The Pledge

Directed by Sean Penn
Written by Jerzy Kromolowski and Mary Olson-Kromolowski
Starring Jack Nicholson, Robin Wright Penn

 

The Pledge

Swiss playwright-novelist Friedrich Durrenmatt and American actor-director Sean Penn aren't exactly this year's fun couple. Durrenmatt poses moral conundrums and expects his protagonists to work them out while we watch; Penn is the most internal of actors, and as a director he is unconcerned with any kind of show-and-tell work, preferring to let us find psychological rather than moral truth in his films.

Penn and his screenwriters have recast "The Pledge" into the story of a lonely, sixtyish bachelor police detective in a rural county near Reno, whose retirement party is interrupted by the discovery of the body of a little girl who's been raped and murdered. Jack Nicholson is the detective, and he too is a misfit here, because as an actor he is all exteriors. Though he does everything Penn directs him to do, we in the audience only see what he shows us, rather than what is inside him.

In any case, his character is like the old horse who can't stand being put out to pasture. He can't let the case go, and on his own begins to investigate commonalities with other murders of little girls. At the same time, officially retired, he buys an old gas station with living quarters above, and takes in a battered single mother and her own little girl.
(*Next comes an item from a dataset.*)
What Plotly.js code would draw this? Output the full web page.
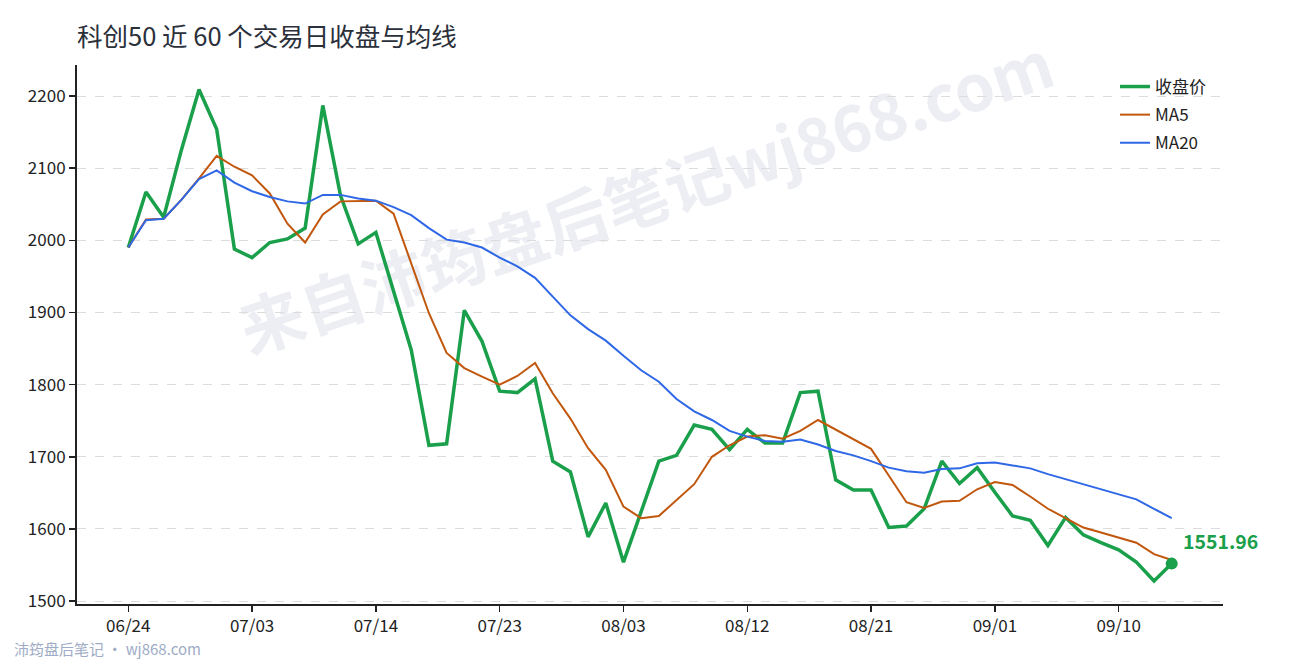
<!DOCTYPE html>
<html>
<head>
<meta charset="utf-8">
<script src="https://cdn.plot.ly/plotly-3.0.1.min.js"></script>
<style>
  html, body { margin: 0; padding: 0; background: #ffffff; }
  #wrap { position: relative; width: 1290px; height: 660px; overflow: hidden; }
  #wm { position: absolute; left: 645px; top: 193px; transform: translate(-50%, -50%) rotate(-18.5deg);
        white-space: nowrap; font-family: "Noto Sans CJK SC", sans-serif; font-weight: 700;
        font-size: 64px; color: #eceef3; z-index: 0; pointer-events: none; }
  #chart { position: absolute; left: 0; top: 0; width: 1290px; height: 660px; z-index: 1; }
</style>
</head>
<body>
<div id="wrap">
  <div id="wm">来自沛筠盘后笔记wj868.com</div>
  <div id="chart"></div>
</div>
<script>
const dates = ['06/24','06/25','06/26','06/27','06/30','07/01','07/02','07/03','07/04','07/07',
  '07/08','07/09','07/10','07/11','07/14','07/15','07/16','07/17','07/18','07/21',
  '07/22','07/23','07/24','07/25','07/28','07/29','07/30','07/31','08/03','08/04',
  '08/05','08/06','08/07','08/08','08/11','08/12','08/13','08/14','08/15','08/18',
  '08/19','08/20','08/21','08/22','08/25','08/26','08/27','08/28','08/29','09/01',
  '09/02','09/03','09/04','09/05','09/08','09/09','09/10','09/11','09/12','09/15'];

const close = [1990,2067,2032,2125,2209,2154,1988,1976,1997,2002,
  2017,2187,2062,1995,2011,1930,1848,1716,1718,1903,
  1860,1791,1789,1808,1694,1679,1589,1636,1554,1624,
  1694,1702,1744,1738,1710,1738,1719,1719,1789,1791,
  1668,1654,1654,1602,1604,1628,1694,1663,1685,1651,
  1618,1612,1577,1616,1592,1581,1571,1554,1528,1551.96];

const ma5 = [1990,2029,2030,2056,2086,2117,2102,2090,2065,2023,
  1997,2036,2054,2054,2055,2037,1968,1899,1844,1823,
  1811,1800,1812,1830,1788,1753,1712,1682,1631,1615,
  1618,1640,1662,1700,1716,1728,1730,1725,1736,1751,
  1738,1724,1711,1674,1637,1629,1638,1639,1655,1665,
  1661,1645,1628,1615,1602,1595,1588,1581,1565,1557];

const ma20 = [1990,2028,2030,2056,2085,2097,2080,2068,2060,2054,
  2051,2063,2063,2058,2055,2046,2035,2017,2001,1997,
  1990,1976,1964,1948,1922,1896,1877,1861,1840,1820,
  1804,1780,1763,1751,1736,1728,1722,1721,1724,1717,
  1708,1702,1694,1685,1680,1678,1683,1684,1691,1692,
  1688,1684,1676,1669,1663,1656,1649,1641,1628,1615];

const tickDates = ['06/24','07/03','07/14','07/23','08/03','08/12','08/21','09/01','09/10'];
const yTicks = [1500,1600,1700,1800,1900,2000,2100,2200];

const GREEN = '#1a9f4b', ORANGE = '#c1570c', BLUE = '#2f68e6';
const FONT = '"Noto Sans CJK SC", "Noto Sans", sans-serif';

const lastX = dates[dates.length - 1];
const lastY = close[close.length - 1];

const traces = [
  { x: dates, y: close, name: '收盘价', type: 'scatter', mode: 'lines', legendgroup: 'g1',
    line: { color: GREEN, width: 3.5 } },
  { x: dates, y: ma5, name: 'MA5', type: 'scatter', mode: 'lines', legendgroup: 'g2',
    line: { color: ORANGE, width: 2 } },
  { x: dates, y: ma20, name: 'MA20', type: 'scatter', mode: 'lines', legendgroup: 'g3',
    line: { color: BLUE, width: 2 } },
  { x: [lastX], y: [lastY], type: 'scatter', mode: 'markers', showlegend: false,
    marker: { color: GREEN, size: 12 }, hoverinfo: 'skip' }
];

const layout = {
  width: 1290, height: 660,
  paper_bgcolor: 'rgba(0,0,0,0)', plot_bgcolor: 'rgba(0,0,0,0)',
  margin: { l: 77, r: 67, t: 65, b: 56 },
  font: { family: FONT, color: '#222', size: 16 },
  title: { text: '科创50 近 60 个交易日收盘与均线', x: 0, xref: 'paper', xanchor: 'left',
           y: 1 - 37 / 660, yref: 'container', yanchor: 'middle',
           font: { family: FONT, size: 25.5, color: '#2b303a' } },
  xaxis: {
    type: 'category', range: [-2.9, 61.9],
    tickmode: 'array', tickvals: tickDates, ticktext: tickDates,
    showgrid: false, zeroline: false,
    showline: true, linecolor: '#222', linewidth: 2,
    ticks: 'outside', ticklen: 6, tickwidth: 1.5, tickcolor: '#222',
    tickfont: { size: 17, color: '#222' }
  },
  yaxis: {
    range: [1496, 2243], tickmode: 'array', tickvals: yTicks,
    showgrid: true, gridcolor: '#dcdcdc', griddash: 'dash', gridwidth: 1,
    zeroline: false, showline: true, linecolor: '#222', linewidth: 2,
    ticks: 'outside', ticklen: 6, tickwidth: 1.5, tickcolor: '#222',
    tickfont: { size: 17, color: '#222' }
  },
  legend: { x: (1115 - 77) / 1146, xanchor: 'left', y: 0.9926, yanchor: 'top',
            bgcolor: 'rgba(0,0,0,0)', font: { size: 17, color: '#222' },
            tracegroupgap: 3 },
  showlegend: true,
  annotations: [
    { x: lastX, y: lastY, xref: 'x', yref: 'y', text: '<b>1551.96</b>', showarrow: false,
      xanchor: 'left', yanchor: 'bottom', xshift: 9, yshift: 7,
      font: { family: FONT, size: 19.5, color: GREEN } },
    { x: (12 - 77) / 1146, y: (604 - 648) / 539, xref: 'paper', yref: 'paper',
      text: '沛筠盘后笔记 · wj868.com', showarrow: false, xanchor: 'left', yanchor: 'middle',
      font: { family: FONT, size: 15, color: '#9eacc6' } }
  ]
};

Plotly.newPlot('chart', traces, layout, { displayModeBar: false, staticPlot: true });
</script>
</body>
</html>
Though the police seem to have solved the crime with the arrest of a slow-witted Indian (Benicio Del Toro in an over-the-top performance that belongs more in an actors' improv class than a murder mystery), Nicholson soldiers on, and finally locates the likely murder suspect. Here the film goes even darker, because Nicholson wants to use the little girl as bait for the killer, having arranged for a task force of police to wait for his arrival. Unfortunately for the film, the climax and resolution are mechanical and shallow, and what power it had during the search is vitiated by the film's quick rush to end things.

Nicholson does his best, but he is sadly miscast here, using gesture instead of emotion to make his mark. On the other hand, Robin Wright Penn as the mother who moves in with him is excellent, as are a number of well-known actors in tiny roles along the way, including Vanessa Redgrave, Mickey Rourke, Sam Shepard, Helen Mirren, and Harry Dean Stanton; but all their good work is done in a losing cause.